Three Roads to Antietam: George McClellan, Abraham Lincoln, and Alexander Gardner

Alexander Gardner

October, 1862

“Although we do not know precisely what the two were thinking as Gardner produced this wonderful plate, we do have a sense of the broader discussions during the short visit. Lincoln was dissatisfied with McClellan and urged that the Army of the Potomac take the conflict to the Army of Northern Virginia at the first opportunity. McClellan had little respect for his superior’s grasp of the difficulties of warfare and was frustrated that he had not garnered the abject praise that he felt his victory deserved. Gardner clearly understood that the moment was momentous.”

J. Matthew Gallman

Professor of History, University of Florida.


Soldiers

Soldiers

Three Confederates at Gettysburg

Mathew Brady

July 1863

“There they stand, perhaps the three most recognizable Confederate soldiers of the American Civil War. Who are they? No one really knows … Where are they? They are west of the town of Gettysburg, standing along Seminary Ridge … Most probably, the image was captured on July 15, 1863 by Mathew Brady or an assistant … Whether they were stragglers or deserters, these three Confederates standing on Seminary Ridge were also prisoners of war … I still don’t know very much about those three Confederates … I don’t know why they lost touch with the comrades or why they found themselves on the wrong side of the Potomac River … Nor do I know what fate awaited them. In each case, it’s a matter of what might have been … which, when you think about it, is what so much of Gettysburg is about.”

Brooks D. Simpson

ASU Foundation Professor of History, Arizona State University


Civilians

A Family in Camp

Mathew Brady

Late 1861

“Much of the appeal of this image lies in the fact that it captures so many different aspects of the war: photography early in the conflict, the material culture of camp life, and the role of women … I am drawn to this photograph time and time again because it offers an endless source of contemplation and emotional appeal. I cannot help but be fascinated by the myriad details, from the ceramic pitchers that seem out of place in a military encampment to the hole in the woman’s sweater that suggests her humble origins. But it also leaves me with more questions than it answers: … What became of this family? Did the soldier survive? We will never know.

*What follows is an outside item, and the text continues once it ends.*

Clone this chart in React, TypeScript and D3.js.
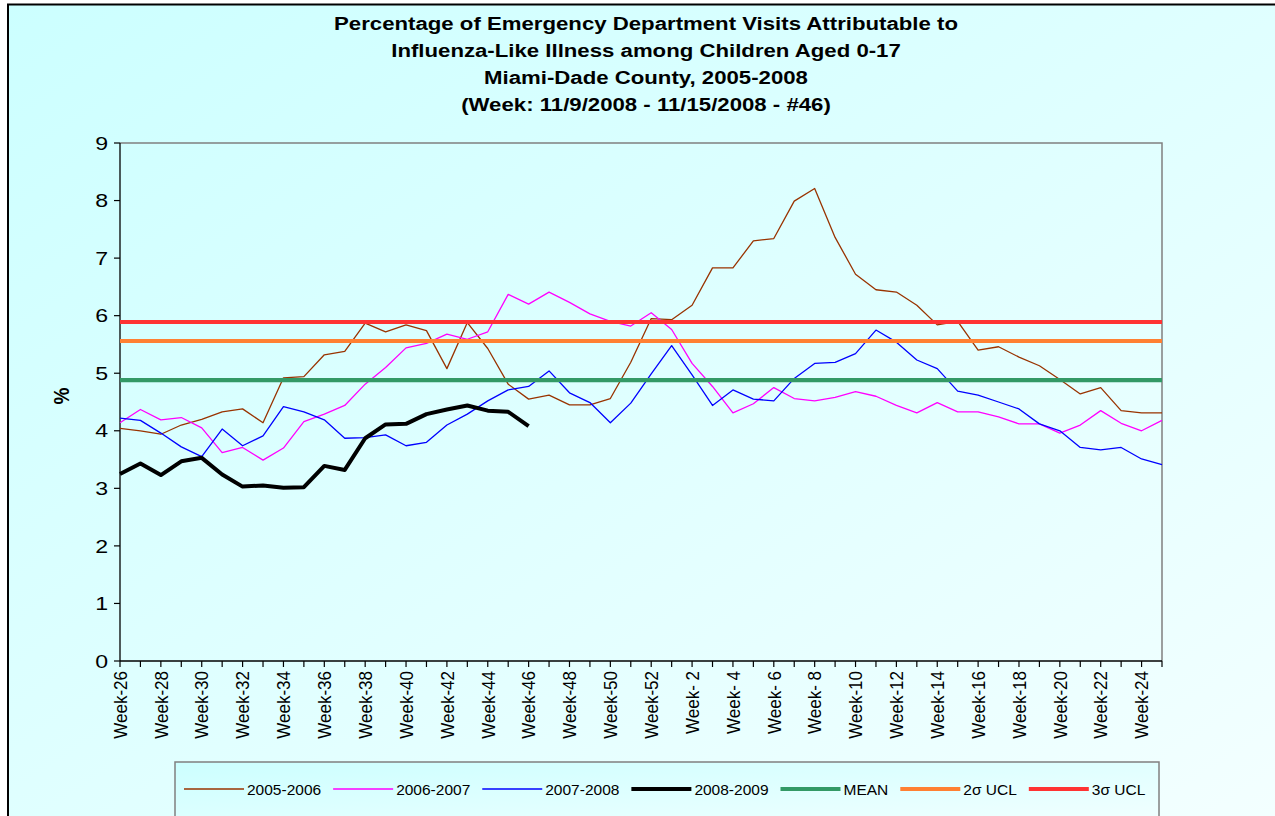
import React, { useEffect, useRef } from "react";
import * as d3 from "d3";

// flu season runs week 26 -> week 25 of the next year
const WEEK_NUMBERS = [
  26, 27, 28, 29, 30, 31, 32, 33, 34, 35, 36, 37, 38, 39, 40, 41, 42, 43, 44, 45, 46, 47, 48, 49, 50, 51, 52,
  1, 2, 3, 4, 5, 6, 7, 8, 9, 10, 11, 12, 13, 14, 15, 16, 17, 18, 19, 20, 21, 22, 23, 24, 25,
];

const S_2005_2006 = [
  4.04, 4.0, 3.94, 4.1, 4.2, 4.33, 4.38, 4.14, 4.92, 4.94, 5.32, 5.38, 5.87, 5.72, 5.84, 5.74, 5.08, 5.88, 5.43,
  4.81, 4.55, 4.62, 4.45, 4.45, 4.56, 5.19, 5.95, 5.93, 6.18, 6.83, 6.83, 7.3, 7.34, 7.99, 8.21, 7.36, 6.72, 6.45,
  6.41, 6.18, 5.84, 5.9, 5.4, 5.46, 5.28, 5.13, 4.89, 4.64, 4.75, 4.35, 4.31, 4.31,
];
const S_2006_2007 = [
  4.14, 4.37, 4.19, 4.23, 4.05, 3.62, 3.71, 3.49, 3.7, 4.16, 4.29, 4.44, 4.81, 5.1, 5.44, 5.52, 5.68, 5.59, 5.72,
  6.37, 6.2, 6.41, 6.23, 6.03, 5.9, 5.82, 6.05, 5.76, 5.17, 4.77, 4.31, 4.47, 4.75, 4.56, 4.52, 4.58, 4.68, 4.6,
  4.44, 4.31, 4.49, 4.33, 4.33, 4.24, 4.12, 4.12, 3.96, 4.1, 4.35, 4.13, 4.0, 4.18,
];
const S_2007_2008 = [
  4.22, 4.18, 3.96, 3.72, 3.55, 4.03, 3.74, 3.91, 4.42, 4.33, 4.19, 3.87, 3.88, 3.93, 3.74, 3.8, 4.1, 4.29, 4.52,
  4.71, 4.77, 5.04, 4.66, 4.49, 4.14, 4.48, 4.99, 5.48, 4.97, 4.44, 4.71, 4.55, 4.52, 4.91, 5.17, 5.19, 5.34, 5.75,
  5.54, 5.23, 5.08, 4.69, 4.62, 4.5, 4.38, 4.12, 4.0, 3.71, 3.67, 3.71, 3.51, 3.41,
];
// current season, up to week 46
const S_2008_2009 = [
  3.25, 3.43, 3.23, 3.47, 3.53, 3.24, 3.03, 3.05, 3.01, 3.02, 3.39, 3.32, 3.87, 4.11, 4.12, 4.29, 4.37, 4.44, 4.35,
  4.33, 4.08,
];

const MEAN = 4.88;
const UCL_2SIGMA = 5.56;
const UCL_3SIGMA = 5.89;

const Y_TICKS = [0, 1, 2, 3, 4, 5, 6, 7, 8, 9];

const TITLE_LINES = [
  "Percentage of Emergency Department Visits Attributable to",
  "Influenza-Like Illness among Children Aged 0-17",
  "Miami-Dade County, 2005-2008",
  "(Week: 11/9/2008 - 11/15/2008 - #46)",
];

const SERIES = [
  { name: "2005-2006", values: S_2005_2006, color: "#993300", width: 1.3 },
  { name: "2006-2007", values: S_2006_2007, color: "#ff00ff", width: 1.3 },
  { name: "2007-2008", values: S_2007_2008, color: "#0000ff", width: 1.3 },
  { name: "2008-2009", values: S_2008_2009, color: "#000000", width: 4 },
];
const LIMITS = [
  { name: "MEAN", value: MEAN, color: "#339966" },
  { name: "2\u03c3 UCL", value: UCL_2SIGMA, color: "#ff8033" },
  { name: "3\u03c3 UCL", value: UCL_3SIGMA, color: "#ff3333" },
];

const W = 1275;
const H = 816;
const FONT = "'Liberation Sans', Arial, sans-serif";

export default function App() {
  const ref = useRef<SVGSVGElement | null>(null);

  useEffect(() => {
    if (!ref.current) return;
    const svg = d3.select(ref.current);
    svg.selectAll("*").remove();

    const left = 120;
    const right = 1162;
    const top = 143;
    const bottom = 661;

    const labels = WEEK_NUMBERS.map((w) => `Week-${w < 10 ? " " + w : w}`);
    const x = d3.scalePoint<string>().domain(labels).range([left, right]);
    const y = d3.scaleLinear().domain([0, 9]).range([bottom, top]);

    const defs = svg.append("defs");
    const bg = defs
      .append("linearGradient")
      .attr("id", "bg")
      .attr("x1", 0)
      .attr("y1", 0)
      .attr("x2", 1)
      .attr("y2", 1);
    bg.append("stop").attr("offset", "0%").attr("stop-color", "#ccffff");
    bg.append("stop").attr("offset", "100%").attr("stop-color", "#f4ffff");
    const lg = defs
      .append("linearGradient")
      .attr("id", "legbg")
      .attr("x1", 0)
      .attr("y1", 0)
      .attr("x2", 1)
      .attr("y2", 1);
    lg.append("stop").attr("offset", "0%").attr("stop-color", "#ccffff");
    lg.append("stop").attr("offset", "100%").attr("stop-color", "#f4ffff");

    // chart area
    svg
      .append("rect")
      .attr("x", 8)
      .attr("y", 4.5)
      .attr("width", W + 20)
      .attr("height", H + 20)
      .attr("fill", "url(#bg)")
      .attr("stroke", "#000")
      .attr("stroke-width", 2);

    // title
    TITLE_LINES.forEach((t, i) => {
      svg
        .append("text")
        .text(t)
        .attr("transform", `translate(646,${30 + i * 27}) scale(1.2,1)`)
        .attr("text-anchor", "middle")
        .attr("font-family", FONT)
        .attr("font-weight", "bold")
        .attr("font-size", 18.5)
        .attr("fill", "#000");
    });

    // plot frame (top / right gray)
    svg
      .append("path")
      .attr("d", `M${left},${top}H${right}V${bottom}`)
      .attr("fill", "none")
      .attr("stroke", "#808080")
      .attr("stroke-width", 1.5);

    // y axis
    svg
      .append("line")
      .attr("x1", left)
      .attr("x2", left)
      .attr("y1", top)
      .attr("y2", bottom)
      .attr("stroke", "#000")
      .attr("stroke-width", 1.3);
    Y_TICKS.forEach((t) => {
      svg
        .append("line")
        .attr("x1", left - 6)
        .attr("x2", left)
        .attr("y1", y(t))
        .attr("y2", y(t))
        .attr("stroke", "#000")
        .attr("stroke-width", 1.2);
      svg
        .append("text")
        .text(t)
        .attr("transform", `translate(${left - 12},${y(t)}) scale(1.25,1)`)
        .attr("text-anchor", "end")
        .attr("dy", "0.36em")
        .attr("font-family", FONT)
        .attr("font-size", 18.5)
        .attr("fill", "#000");
    });
    svg
      .append("text")
      .text("%")
      .attr("transform", `translate(61,396) scale(1.15,1) rotate(-90)`)
      .attr("text-anchor", "middle")
      .attr("dy", "0.36em")
      .attr("font-family", FONT)
      .attr("font-weight", "bold")
      .attr("font-size", 19)
      .attr("fill", "#000");

    // x axis
    svg
      .append("line")
      .attr("x1", left)
      .attr("x2", right)
      .attr("y1", bottom)
      .attr("y2", bottom)
      .attr("stroke", "#000")
      .attr("stroke-width", 1.3);
    labels.forEach((l, i) => {
      svg
        .append("line")
        .attr("x1", x(l)!)
        .attr("x2", x(l)!)
        .attr("y1", bottom)
        .attr("y2", bottom + 6)
        .attr("stroke", "#000")
        .attr("stroke-width", 1.2);
      if (i % 2 === 0) {
        svg
          .append("text")
          .text(l)
          .attr("transform", `translate(${x(l)},${bottom + 10}) scale(1.1,1) rotate(-90)`)
          .attr("text-anchor", "end")
          .attr("dy", "0.36em")
          .attr("font-family", FONT)
          .attr("font-size", 17)
          .attr("xml:space", "preserve")
          .style("white-space", "pre")
          .attr("fill", "#000");
      }
    });

    const line = d3
      .line<number>()
      .x((_, i) => x(labels[i])!)
      .y((d) => y(d));

    SERIES.slice(0, 3).forEach((s) => {
      svg
        .append("path")
        .attr("d", line(s.values)!)
        .attr("fill", "none")
        .attr("stroke", s.color)
        .attr("stroke-width", s.width)
        .attr("stroke-linejoin", "round");
    });

    LIMITS.forEach((l) => {
      svg
        .append("path")
        .attr("d", line(labels.map(() => l.value))!)
        .attr("fill", "none")
        .attr("stroke", l.color)
        .attr("stroke-width", 4.2);
    });

    const cur = SERIES[3];
    svg
      .append("path")
      .attr("d", line(cur.values)!)
      .attr("fill", "none")
      .attr("stroke", cur.color)
      .attr("stroke-width", cur.width)
      .attr("stroke-linejoin", "round");

    // legend
    const legY = 789;
    svg
      .append("rect")
      .attr("x", 175)
      .attr("y", 762)
      .attr("width", 984)
      .attr("height", 70)
      .attr("fill", "url(#legbg)")
      .attr("stroke", "#808080")
      .attr("stroke-width", 1.5);

    const items = [
      ...SERIES.map((s) => ({ name: s.name, color: s.color, width: s.width === 4 ? 4 : 1.3 })),
      ...LIMITS.map((l) => ({ name: l.name, color: l.color, width: 4.2 })),
    ];
    let cx = 184;
    items.forEach((it) => {
      svg
        .append("line")
        .attr("x1", cx)
        .attr("x2", cx + 60)
        .attr("y1", legY)
        .attr("y2", legY)
        .attr("stroke", it.color)
        .attr("stroke-width", it.width);
      const t = svg
        .append("text")
        .text(it.name)
        .attr("x", cx + 63)
        .attr("y", legY)
        .attr("dy", "0.36em")
        .attr("font-family", FONT)
        .attr("font-size", 15.5)
        .attr("fill", "#000");
      const tw = (t.node() as SVGTextElement).getComputedTextLength();
      cx = cx + 63 + tw + 12;
    });
  }, []);

  return (
    <svg
      ref={ref}
      width={W}
      height={H}
      style={{ position: "absolute", left: 0, top: 0, display: "block" }}
    />
  );
}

Even so, their image serves as a poignant reminder of how far-reaching the war was even from the outset, how intimately it affected families — even Union families ostensibly far from the front lines — and how families in turn affected the Civil War.”

Caroline E. Janney

Professor of History, Purdue University

Civilians-2

Finding a New War in an Old Image

Timothy H. O’Sullivan

Mid-August 1862

“In mid-August 1862, shortly before the Second Battle of Bull Run, one of the photographers on Mathew Brady’s staff captured what has become one of the most ubiquitous and heavily used images of the Civil War era: a photograph of five African Americans crossing the Rappahannock River near present-day Remington, Virginia … The picture O’Sullivan took … invites viewers to reconsider our more popular understandings about the war, its combatants, and especially the process by which a war for Union came to be a war against slavery … Timothy O’Sullivan probably had no idea what he captured with his camera that summer day … but with the perspective and insights of time and a rich historical record, a 21st-century audience can see beyond the surface of O’Sullivan’s enduring image to catch an important glimpse of a different war, one fought by those who have too often been dismissed as historical bystanders. The details, of course, have always been present in the image, just as slaves were always a part of a war that dramatically remade a nation. The challenge is to see what’s on the page and to read, as anthropologist Ann Stoler has advised, with (not against) the archival grain.”

Susan Eva O’Donovan

Associate Professor of History, University of Memphis


Victims

Andrew J. Russell and the Stone Wall at Fredericksburg

Andrew J. Russell

May, 1863

“Less than 24 hours after the fighting stopped, a photographer set up his equipment and exposed one of the most haunting photographs to emerge from the Civil War … this one was exposed literally within a handful of hours after the killing stopped. Moreover, the ground would be given up before the end of the day … This photograph can tell us a great deal about combat in the Civil War, but it warrants examination for what it hides as well as for what it shows. Aspects of terrain, the care of the wounded, and the experience of combat all are open to us if we take a technical approach to the photograph … This is a picture that lies at the end of the chain of links that begins with competing interests, reflected in the divisive, intransigent politics, and continue through propaganda, jingoism, saber rattling, brinksmanship, mobilization, deployment, maneuver, and engagement … In the case of ‘A Harvest of Death,’ in its relation to the billions of words written by participants in and narrators of the Civil War, I know one picture can haunt them all.”

Earl J. Hess

Steward W. McClelland Chair in History, Lincoln Memorial University


Places

The Book or the Gun?

George N. Barnard

September, 1864

“In early September 1864, General William Tecumseh Sherman ordered Union Army photographer George N. Bernard to report to Atlanta … Before putting the city to the torch, Sherman wanted Atlanta to be photographed … At the center of Barnard’s frame is an ‘auction house,’ plastered with the banner ‘Auction & Negro Sales’ … The most arresting thing about the image, however, is the lone figure at the center. Though reprinted often, it wasn’t until the photograph was digitized and blown up that it became widely recognized that the soldier is African American. His rifle is leaning against the building, and two rocks have been drawn up to serve as his chair as he reads from a book … For here is the whole of the war in a single tableau — a war fought so that men capable of thinking and reading and dreaming might never be sold as things.”

Stephen Berry

Gregory Professor of the Civil War Era, University of Georgia

This article was originally featured in the Spring 2016 issue of Explore Magazine.